A Arte da Narrativa (cinema, teatro, romance, etc.) está para a vida real assim como os “Melhores Momentos” estão para os 90 minutos de um jogo de futebol. A Narrativa é sempre um encadeamento do que teria acontecido de relevante naquela história, entremeado com alguns momentos banais para dar efeito de ritmo e de contraste. Nunca é uma transcrição ao pé da letra da vida real. Claro que já se fizeram muitas tentativas de “realismo ao pé da letra”. Há filmes em tempo real, ou seja, filmes que duram na tela o mesmo tempo dos acontecimentos narrados; mas mesmo isto só é conseguido subindo-se a um degrau mais alto de artificialismo. Matar ou Morrer, o faroeste clássico de Fred Zinemann, é um filme minuciosamente escrito e montado de propósito para durar uma hora e meia, o tempo exato de duração da história. O recente A Arca Russa mostra um plano-seqüência de uma hora e meia ao longo do Museu Hermitage, mas tudo que acontece ali mostra uma orquestração de esforços de complexidade quase inimaginável. Ou seja: aquilo não é a-vida-como-ela-é. É tudo muito menos realista do que “Celebridades”.

Um dos paradoxos mais curiosos da Narrativa é esta necessidade de artificializar as coisas para que elas pareçam naturais. Vemos um filme com olhos diferentes dos que usamos para ver a rua por onde caminhamos todos os dias. Se os personagens da novela ficassem falando ao telefone o tempo todo as cenas não seriam apenas menos agradáveis de ver: elas nos passaram a impressão de uma realidade diluída, frouxa, sem dinamismo. Esperamos de uma Narrativa, mesmo a de um novelão de TV, uma certa compactação de ações, de tempos e de espaços. Narrar é cortar 90% e encadear os 10% que nos dêem a ilusão de ter visto o total.

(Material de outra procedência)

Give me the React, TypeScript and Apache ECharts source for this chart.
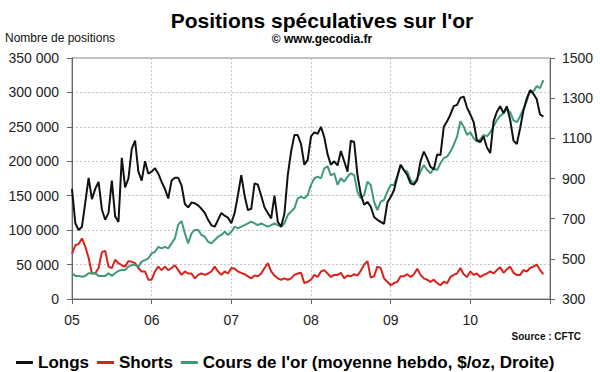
import { useEffect, useRef } from 'react';
import * as echarts from 'echarts';

// Sampling: two readings per month, starting January 2005
const START_YEAR = 2005;
const SAMPLES_PER_YEAR = 24;
const yearTicks = ['05', '06', '07', '08', '09', '10'];

// Longs, thousands of positions
const longs = [
  160, 110, 100, 105, 140, 176, 145, 160, 170, 130, 115, 125, 172, 120, 112, 205, 162, 175,
  218, 230, 185, 172, 200, 182, 185, 190, 182, 170, 160, 146, 172, 176, 176, 165, 138, 133,
  140, 139, 136, 131, 125, 115, 107, 105, 115, 125, 121, 118, 110, 125, 151, 180, 150, 129,
  131, 168, 166, 150, 133, 125, 117, 150, 112, 105, 124, 180, 214, 238, 238, 225, 195, 202,
  236, 242, 240, 250, 235, 210, 195, 200, 194, 215, 200, 185, 230, 228, 180, 152, 137, 141,
  134, 119, 115, 112, 109, 140, 148, 158, 178, 195, 187, 180, 168, 166, 173, 200, 214, 204,
  192, 188, 210, 209, 250, 258, 268, 280, 282, 292, 294, 278, 268, 257, 230, 228, 236, 220,
  212, 258, 272, 280, 270, 280, 260, 230, 225, 248, 274, 291, 303, 298, 290, 268, 265,
];

// Shorts, thousands of positions
const shorts = [
  66, 78, 80, 88, 76, 60, 37, 37, 45, 68, 70, 47, 45, 57, 52, 49, 47, 55,
  54, 52, 45, 40, 40, 28, 28, 40, 47, 42, 47, 42, 45, 49, 42, 35, 40, 37,
  37, 30, 35, 37, 35, 37, 40, 47, 40, 35, 40, 37, 45, 44, 40, 38, 36, 33,
  30, 34, 33, 37, 45, 52, 40, 34, 30, 28, 30, 28, 30, 35, 37, 38, 23, 25,
  28, 35, 32, 40, 42, 37, 32, 35, 35, 38, 30, 34, 33, 36, 34, 41, 50, 55,
  31, 33, 47, 45, 30, 25, 20, 23, 25, 33, 33, 36, 32, 36, 44, 35, 30, 28,
  25, 28, 23, 20, 25, 23, 32, 35, 37, 45, 36, 32, 40, 35, 37, 32, 35, 37,
  40, 37, 42, 46, 38, 43, 47, 38, 35, 35, 42, 40, 45, 47, 50, 42, 36,
];

// Gold price, weekly average, $/oz (right axis)
const gold = [
  428, 415, 415, 411, 415, 428, 428, 428, 415, 415, 415, 428, 415, 428, 440, 444, 444, 461,
  469, 469, 461, 486, 494, 502, 527, 535, 560, 552, 560, 552, 577, 602, 670, 688, 627, 577,
  627, 644, 644, 619, 610, 585, 577, 594, 610, 619, 635, 619, 635, 660, 652, 660, 668, 677,
  685, 677, 668, 677, 668, 660, 668, 677, 668, 660, 677, 718, 735, 752, 801, 810, 801, 818,
  868, 901, 909, 901, 951, 960, 915, 926, 868, 901, 884, 909, 926, 917, 834, 801, 818, 884,
  868, 785, 743, 785, 793, 834, 868, 868, 909, 967, 942, 934, 892, 876, 901, 934, 967, 942,
  926, 951, 942, 976, 1001, 1009, 1034, 1067, 1108, 1185, 1158, 1117, 1130, 1100, 1085, 1095, 1117, 1110,
  1130, 1160, 1190, 1212, 1225, 1245, 1230, 1190, 1180, 1210, 1245, 1285, 1340, 1333, 1360, 1350, 1390,
];

const seriesNames = ['Longs', 'Shorts', "Cours de l'or (moyenne hebdo, $/oz, Droite)"];
const seriesColors = ['#111111', '#d8221c', '#3f9a76'];

const toPairs = (vals: number[]) => vals.map((v, i) => [START_YEAR + i / SAMPLES_PER_YEAR, v]);

const FONT = "'Liberation Sans', Arial, sans-serif";

export default function App() {
  const ref = useRef<HTMLDivElement>(null);
  useEffect(() => {
    document.body.style.margin = '0';
    if (!ref.current) return;
    const chart = echarts.init(ref.current, undefined, { renderer: 'svg' });
    const axisLineColor = '#666';
    chart.setOption({
      animation: false,
      backgroundColor: '#ffffff',
      textStyle: { fontFamily: FONT },
      grid: {
        left: 72, right: 50, top: 58, bottom: 73,
        show: true, borderColor: '#888', borderWidth: 1, backgroundColor: 'transparent',
      },
      legend: {
        left: 11, top: 349,
        icon: 'rect', itemWidth: 17, itemHeight: 3, itemGap: 8,
        textStyle: { fontSize: 17, fontWeight: 'bold', color: '#000', fontFamily: FONT },
        data: seriesNames,
      },
      xAxis: {
        type: 'value', min: 2005, max: 2011, interval: 1,
        axisLine: { show: true, lineStyle: { color: axisLineColor } },
        axisTick: { show: true, length: 5, lineStyle: { color: axisLineColor } },
        splitLine: { show: true, lineStyle: { type: [2, 2], color: '#c4c4c4' } },
        axisLabel: {
          fontSize: 14, color: '#222', margin: 14, fontFamily: FONT,
          formatter: (v: number) => yearTicks[Math.round(v - START_YEAR)] ?? '',
        },
      },
      yAxis: [
        {
          type: 'value', min: 0, max: 350, interval: 50,
          axisLine: { show: true, lineStyle: { color: axisLineColor } },
          axisTick: { show: true, length: 5, lineStyle: { color: axisLineColor } },
          splitLine: { show: true, lineStyle: { type: [2, 2], color: '#c4c4c4' } },
          axisLabel: {
            fontSize: 14, color: '#222', margin: 13, fontFamily: FONT,
            formatter: (v: number) => (v === 0 ? '0' : `${v} 000`),
          },
        },
        {
          type: 'value', min: 300, max: 1500, interval: 200, position: 'right',
          axisLine: { show: true, lineStyle: { color: axisLineColor } },
          axisTick: { show: true, length: 5, lineStyle: { color: axisLineColor } },
          splitLine: { show: false },
          axisLabel: {
            fontSize: 14, color: '#222', margin: 12, fontFamily: FONT,
            formatter: (v: number) => String(v),
          },
        },
      ],
      series: [
        {
          name: seriesNames[0], type: 'line', yAxisIndex: 0, data: toPairs(longs),
          showSymbol: false, color: seriesColors[0], lineStyle: { width: 2, color: seriesColors[0] },
          emphasis: { disabled: true }, z: 3,
        },
        {
          name: seriesNames[1], type: 'line', yAxisIndex: 0, data: toPairs(shorts),
          showSymbol: false, color: seriesColors[1], lineStyle: { width: 2, color: seriesColors[1] },
          emphasis: { disabled: true }, z: 2,
        },
        {
          name: seriesNames[2], type: 'line', yAxisIndex: 1, data: toPairs(gold),
          showSymbol: false, color: seriesColors[2], lineStyle: { width: 2, color: seriesColors[2] },
          emphasis: { disabled: true }, z: 2,
        },
      ],
      graphic: [
        {
          type: 'text', x: 322, y: 20,
          style: {
            text: "Positions spéculatives sur l'or", fill: '#000',
            fontSize: 21, fontWeight: 'bold', fontFamily: FONT,
            textAlign: 'center', textVerticalAlign: 'middle',
          },
        },
        {
          type: 'text', x: 322, y: 39,
          style: {
            text: '© www.gecodia.fr', fill: '#000',
            fontSize: 12, fontWeight: 'bold', fontFamily: FONT,
            textAlign: 'center', textVerticalAlign: 'middle',
          },
        },
        {
          type: 'text', x: 5, y: 38,
          style: {
            text: 'Nombre de positions', fill: '#111',
            fontSize: 12, fontFamily: FONT,
            textAlign: 'left', textVerticalAlign: 'middle',
          },
        },
        {
          type: 'text', x: 581, y: 336,
          style: {
            text: 'Source : CFTC', fill: '#111',
            fontSize: 10, fontWeight: 'bold', fontFamily: FONT,
            textAlign: 'right', textVerticalAlign: 'middle',
          },
        },
      ],
    });
    return () => chart.dispose();
  }, []);
  return <div ref={ref} style={{ width: 600, height: 372 }} />;
}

0397) O projeto “Gato infinito” (27.6.2004)



A Internet tem coisas que ninguém mais duvida. Mike Stanfill, um ilustrador e designer residente em Dallas (Texas), criou o projeto “The Infinite Cat”, uma dessas simpáticas excentricidades que não poderiam existir num mundo desprovido da rede eletrônica. Mike descreve a si mesmo como um cara competente em “qualquer coisa que envolva um computador e uma imaginação ativa”. Em seu saite pessoal, ele fornece amostras de seu trabalho gráfico, e um link para o Projeto do Gato Infinito.

A fórmula do projeto, pelo que pude ver, é bem simples. Um cara mandou para Mike uma foto digital de seu gato, “Frankie”, ao lado de uma flor. Outro amigo fotografou seu próprio gato olhando essa foto de “Frankie” no monitor. Outro fêz a mesma coisa com a foto deste segundo gato, e aí começou a corrente. Cada pessoa recebe a foto do gato anterior, coloca-a em seu próprio monitor, e fotografa seu próprio gato olhando para ela. Mike define o projeto de uma maneira simples: “Gatos olhando gatos olhando gatos”. Em algumas das fotos que vi dá para ver até seis gatos olhando-se em série, cada qual menor do que o anterior, desaparecendo num infinito de caixas dentro de caixas. Pode haver fotos com maior alcance, mas confesso que não vi tudo. No dia em que escrevo estas linhas, o Projeto está no Gato 158, e não tenho tempo para conferir.

O saite fica em: http://www.infinitecat.com/ . Cada foto de um gato está numa página individual, com links que você pode clicar para ver o “Gato Anterior” e o “Próximo Gato”. Direis agora: “E pra que diabo isso tudo?” E eu responderei: não faço a menor idéia, até porque detesto gatos (ver “Gatos e cachorros”, 8.4.2004). Acho uma bobagem e uma perda de tempo, mas a minha mente racionalista e pragmática me adverte que não é bem assim. É uma atividade lúdica – algo que se faz por prazer, por diversão, e pela sensação de estar produzindo algo que tem uma dimensão, embora mínima, de interesse humano, de beleza, e de habilidade técnica. E uma criação que preencha estes três requisitos não pode nunca ser totalmente inútil.

Isso me lembra a Matemática. A Matemática é uma linguagem abstrata que vale apenas pela beleza e pela eficiência técnica dos resultados que atinge, e dos raciocínios que desenvolve. Para que vai servir um teorema, uma fórmula de solucionar um trinômio? O matemático não sabe. Mas um dia acaba servindo. A história da Física, por exemplo, está repleta de casos em que um conjunto de fórmulas matemáticas existentes há anos, e para as quais ninguém descobrira uma utilidade prática, revela-se crucial para descrever e interpretar fenômenos do mundo sub-atômico ou da formação das estrelas. O projeto de Mike Stanfill coloca lado a lado o gato (graça felina, animalidade intensa, mistério, imprevisibilidade, crueldade, beleza) e o computador (frieza tecnológica, precisão, aura futurista, poder de manipulação do Real). Podem ser o Yin e o Yang da síntese final do Universo.